Exercise brief: Images should be left out, and everything else in the listing reproduced exactly.

Source excerpt:
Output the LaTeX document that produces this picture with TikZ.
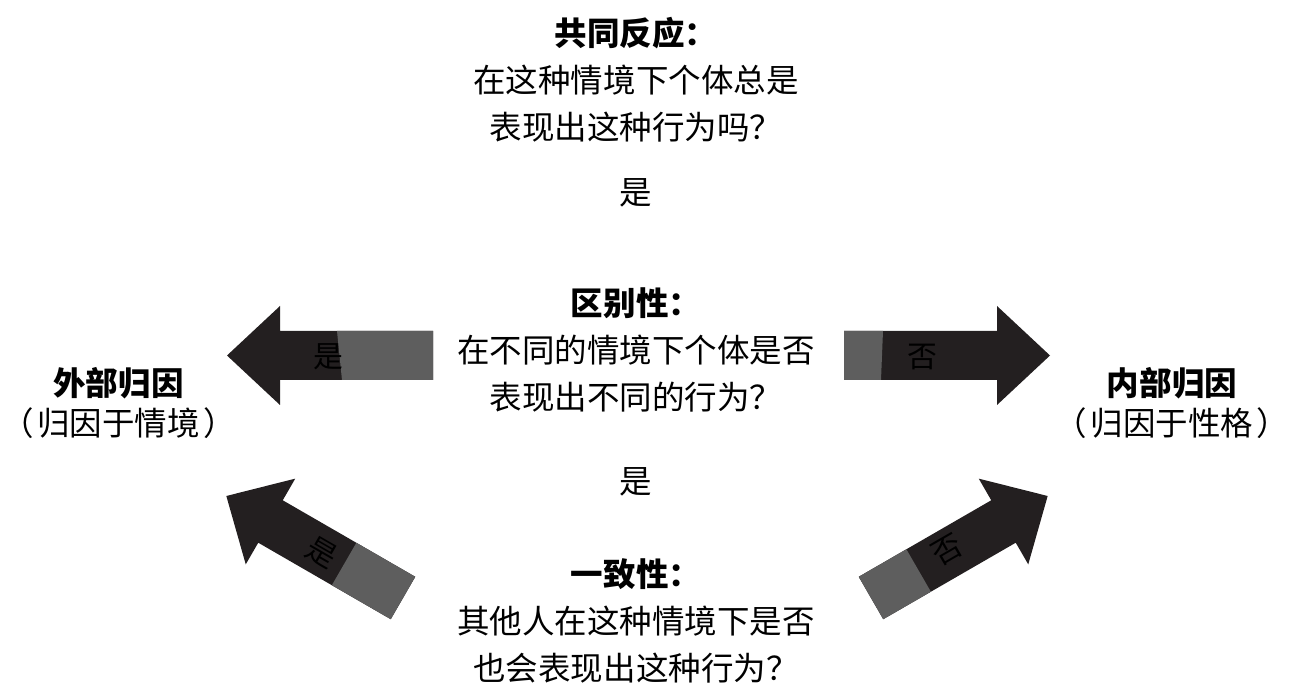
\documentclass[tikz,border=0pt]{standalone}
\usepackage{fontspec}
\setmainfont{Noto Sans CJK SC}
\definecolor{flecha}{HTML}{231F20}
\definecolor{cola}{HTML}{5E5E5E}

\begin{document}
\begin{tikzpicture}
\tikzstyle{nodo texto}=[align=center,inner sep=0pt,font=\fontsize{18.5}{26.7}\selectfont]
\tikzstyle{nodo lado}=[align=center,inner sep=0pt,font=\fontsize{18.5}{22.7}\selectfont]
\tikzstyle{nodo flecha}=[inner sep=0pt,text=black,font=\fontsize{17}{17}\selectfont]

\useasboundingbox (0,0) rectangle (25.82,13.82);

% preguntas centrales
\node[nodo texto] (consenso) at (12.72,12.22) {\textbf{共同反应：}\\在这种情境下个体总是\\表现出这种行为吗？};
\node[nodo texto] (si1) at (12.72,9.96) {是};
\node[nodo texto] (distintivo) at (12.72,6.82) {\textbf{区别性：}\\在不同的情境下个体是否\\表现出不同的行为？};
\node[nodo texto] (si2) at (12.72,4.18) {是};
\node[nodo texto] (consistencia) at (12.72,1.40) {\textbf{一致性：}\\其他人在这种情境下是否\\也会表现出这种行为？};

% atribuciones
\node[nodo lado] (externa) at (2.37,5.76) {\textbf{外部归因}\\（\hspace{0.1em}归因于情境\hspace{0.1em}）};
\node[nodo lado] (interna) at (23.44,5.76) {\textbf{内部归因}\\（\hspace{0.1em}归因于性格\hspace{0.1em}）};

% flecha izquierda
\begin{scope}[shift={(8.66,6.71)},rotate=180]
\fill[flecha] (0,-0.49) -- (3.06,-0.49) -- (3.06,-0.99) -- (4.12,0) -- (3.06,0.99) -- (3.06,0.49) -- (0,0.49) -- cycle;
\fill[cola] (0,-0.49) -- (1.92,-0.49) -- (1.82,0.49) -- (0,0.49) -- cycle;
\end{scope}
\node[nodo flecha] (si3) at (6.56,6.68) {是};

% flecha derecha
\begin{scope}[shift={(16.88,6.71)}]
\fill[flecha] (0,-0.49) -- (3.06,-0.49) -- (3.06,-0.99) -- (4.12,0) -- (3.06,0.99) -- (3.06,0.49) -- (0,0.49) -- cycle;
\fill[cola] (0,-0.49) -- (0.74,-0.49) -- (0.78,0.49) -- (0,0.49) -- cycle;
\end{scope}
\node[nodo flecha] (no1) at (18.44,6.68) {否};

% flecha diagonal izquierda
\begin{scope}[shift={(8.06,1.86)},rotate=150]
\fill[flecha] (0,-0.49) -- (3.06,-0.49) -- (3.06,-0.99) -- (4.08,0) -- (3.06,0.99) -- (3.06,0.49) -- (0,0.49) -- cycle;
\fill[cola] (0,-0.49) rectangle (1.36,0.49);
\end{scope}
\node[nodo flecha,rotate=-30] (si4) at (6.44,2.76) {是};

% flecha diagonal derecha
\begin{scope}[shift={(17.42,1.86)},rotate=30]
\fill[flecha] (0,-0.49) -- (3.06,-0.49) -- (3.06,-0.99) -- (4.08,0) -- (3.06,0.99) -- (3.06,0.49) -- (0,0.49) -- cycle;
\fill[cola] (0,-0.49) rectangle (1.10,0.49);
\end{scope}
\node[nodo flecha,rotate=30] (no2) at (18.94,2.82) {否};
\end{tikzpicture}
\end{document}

The completed task:
Output the LaTeX document that produces this picture with TikZ.
\documentclass[tikz,border=0pt]{standalone}
\usepackage{fontspec}
\setmainfont{Noto Sans CJK SC}
\definecolor{flecha}{HTML}{231F20}
\definecolor{cola}{HTML}{5E5E5E}

\begin{document}
\begin{tikzpicture}
\tikzstyle{nodo texto}=[align=center,inner sep=0pt,font=\fontsize{18.5}{26.7}\selectfont]
\tikzstyle{nodo lado}=[align=center,inner sep=0pt,font=\fontsize{18.5}{22.7}\selectfont]
\tikzstyle{nodo flecha}=[inner sep=0pt,text=black,font=\fontsize{17}{17}\selectfont]

\useasboundingbox (0,0) rectangle (25.82,13.82);

% preguntas centrales
\node[nodo texto] (consenso) at (12.72,12.22) {\textbf{共同反应：}\\在这种情境下个体总是\\表现出这种行为吗？};
\node[nodo texto] (si1) at (12.72,9.96) {是};
\node[nodo texto] (distintivo) at (12.72,6.82) {\textbf{区别性：}\\在不同的情境下个体是否\\表现出不同的行为？};
\node[nodo texto] (si2) at (12.72,4.18) {是};
\node[nodo texto] (consistencia) at (12.72,1.40) {\textbf{一致性：}\\其他人在这种情境下是否\\也会表现出这种行为？};

% atribuciones
\node[nodo lado] (externa) at (2.37,5.76) {\textbf{外部归因}\\（\hspace{0.1em}归因于情境\hspace{0.1em}）};
\node[nodo lado] (interna) at (23.44,5.76) {\textbf{内部归因}\\（\hspace{0.1em}归因于性格\hspace{0.1em}）};

% flecha izquierda
\begin{scope}[shift={(8.66,6.71)},rotate=180]
\fill[flecha] (0,-0.49) -- (3.06,-0.49) -- (3.06,-0.99) -- (4.12,0) -- (3.06,0.99) -- (3.06,0.49) -- (0,0.49) -- cycle;
\fill[cola] (0,-0.49) -- (1.92,-0.49) -- (1.82,0.49) -- (0,0.49) -- cycle;
\end{scope}
\node[nodo flecha] (si3) at (6.56,6.68) {是};

% flecha derecha
\begin{scope}[shift={(16.88,6.71)}]
\fill[flecha] (0,-0.49) -- (3.06,-0.49) -- (3.06,-0.99) -- (4.12,0) -- (3.06,0.99) -- (3.06,0.49) -- (0,0.49) -- cycle;
\fill[cola] (0,-0.49) -- (0.74,-0.49) -- (0.78,0.49) -- (0,0.49) -- cycle;
\end{scope}
\node[nodo flecha] (no1) at (18.44,6.68) {否};

% flecha diagonal izquierda
\begin{scope}[shift={(8.06,1.86)},rotate=150]
\fill[flecha] (0,-0.49) -- (3.06,-0.49) -- (3.06,-0.99) -- (4.08,0) -- (3.06,0.99) -- (3.06,0.49) -- (0,0.49) -- cycle;
\fill[cola] (0,-0.49) rectangle (1.36,0.49);
\end{scope}
\node[nodo flecha,rotate=-30] (si4) at (6.44,2.76) {是};

% flecha diagonal derecha
\begin{scope}[shift={(17.42,1.86)},rotate=30]
\fill[flecha] (0,-0.49) -- (3.06,-0.49) -- (3.06,-0.99) -- (4.08,0) -- (3.06,0.99) -- (3.06,0.49) -- (0,0.49) -- cycle;
\fill[cola] (0,-0.49) rectangle (1.10,0.49);
\end{scope}
\node[nodo flecha,rotate=30] (no2) at (18.94,2.82) {否};
\end{tikzpicture}
\end{document}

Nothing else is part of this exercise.